Les Chants de l'Aurore

Nuclear Blast
rating icon 8 / 10

Track listing:

01. Komorebi
02. L'Envol
03. Améthyste
04. Flamme Jumelle
05. Reminscence
06. L'Enfant de la Lune
07. L'Adieu

It is easy to forget how revolutionary ALCEST were when they emerged from the mists of the French underground at the turn of the century. At this point, band mastermind Neige and his percussive foil Jean "Winterhalter" Deflandre are in the elevated position of being recognized as innovators of an entire subgenre, the somewhat feebly named 'blackgaze'.

There are certainly worse burdens to shoulder, but an association with all the bands that have followed in ALCEST's footsteps does them no favors. As they prove again on "Les Chants de l'Aurore", theirs is a malleable and instinctive formula that is largely beholden to the whims and emotions of the man who writes all the songs. Neige has regularly explained that ALCEST grew from a desire to make music inspired by a magical, inner world, originally experienced through visions as a young child.
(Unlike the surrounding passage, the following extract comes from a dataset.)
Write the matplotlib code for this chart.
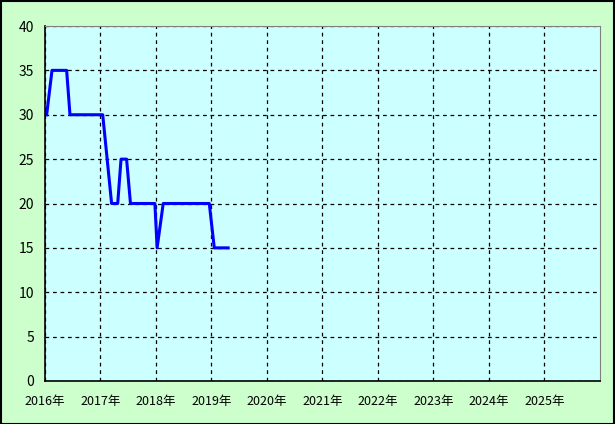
import matplotlib
matplotlib.use("Agg")
import matplotlib.pyplot as plt
from matplotlib.patches import Rectangle

plt.rcParams["font.family"] = ["Noto Sans CJK JP", "DejaVu Sans"]

# points (x in decimal years)
years = [2016.03, 2016.126, 2016.39, 2016.45, 2017.04, 2017.20, 2017.31, 2017.37,
         2017.47, 2017.54, 2017.98, 2018.02, 2018.13, 2018.96, 2019.05, 2019.30]
values = [30, 35, 35, 30, 30, 20, 20, 25, 25, 20, 20, 15, 20, 20, 15, 15]

tick_years = list(range(2016, 2026))
tick_labels = [f"{y}年" for y in tick_years]
y_ticks = [0, 5, 10, 15, 20, 25, 30, 35, 40]

fig = plt.figure(figsize=(6.15, 4.24), dpi=100, facecolor="#CCFFCC")
ax = fig.add_axes([45 / 615, 1 - 381 / 424, 555 / 615, 355 / 424])
ax.set_facecolor("#CCFFFF")

ax.plot(years, values, color="#0000FF", lw=2.2)

ax.set_xlim(2016, 2026)
ax.set_ylim(0, 40)
ax.set_xticks(tick_years)
ax.set_xticklabels(tick_labels, fontsize=9)
ax.set_yticks(y_ticks)
ax.set_yticklabels([str(v) for v in y_ticks], fontsize=10)
ax.tick_params(length=0, pad=10)
ax.tick_params(axis="y", pad=8)
ax.grid(True, color="black", linestyle=(0, (3, 3)), lw=0.9)

for side in ["top", "right"]:
    ax.spines[side].set_color("#808080")
for side in ["left", "bottom"]:
    ax.spines[side].set_color("black")
    ax.spines[side].set_linewidth(1.2)

# outer border
fig.patches.append(Rectangle((0.001, 0.001), 0.997, 0.997, transform=fig.transFigure,
                             fill=False, edgecolor="black", lw=1.5))

fig.savefig("out.png", dpi=100, facecolor=fig.get_facecolor())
There have been times when that pursuit of blissful musical escape has been waylaid by dark shadows looming over the real world: 2019's "Spiritual Instinct" had serene moments, but the uncertainties of everyday life at that point in history were a constant presence, and Neige's discomfort was duly reflected in some gritty, tense material.

Five years later, "Les Chants de l'Aurore" is the calm after the storm, and an unapologetic return to the hazy, melodic gorgeousness, shoegaze indulgence and blearily uplifting spiritual vibes that made the seminal "Souvenirs d'un autre mode" explode like a glitter bomb over the black metal underground in 2007.

Recorded by the band themselves, "Les Chants de l'Aurore" takes a more organic approach to the maxed-out miasma of ALCEST's trademark sound. The opening "Komorebi" confirms the wisdom of their sonic maneuvers, with a grand, sweeping fog of guitars and ghost voices that only has the occasional blastbeat as a lingering link to black metal. As ever, Neige's melodies are fragile but heavenly, but the underlying rush of a real rock band is unmistakable and provides a sturdy core that runs through each of these seven trips to that other world. There is no shortage of billowing reverb clouding the sonic foreground during "L'Envol", but the duo's production sensibilities have rendered their performances in sharp shades of blue and green, and every last icy arpeggio and loping drum tattoo leaps from the speakers.

In contrast with its immediate predecessor, "Les Chants de l'Aurore" is unabashed in its desire to soothe souls and fill emotional voids with something beautiful. There may be undercurrents of melancholy and trepidation festering away at the heart of these songs, but the overall impact of Neige's revitalized philosophy is one of overwhelming tranquility and joy. Again, there is little connecting this album to black metal, beyond ALCEST's in-built affiliation. The unapologetic dedication to illuminating the darkness, rather than wallowing in it, is undeniable and genuinely noble. These are stunningly beautiful songs, performed with metal-friendly fire and intensity, but fully committed to the warmth of a new and positive dawn. The greatest of them is "Améthyste", which shimmers with psychedelic potential, before powering away on a skittering beat, happily lost in a world of shiny dream pop hooks and funereal post-metal riffs. Not for the first time on this near-magical return to form, ALCEST sound wholly detached from rigid notions of what blackgaze is all about. Instead, Neige has gone back to the original source and built a new monument to peace and harmony that, even at its prettiest, comes straight from the gut.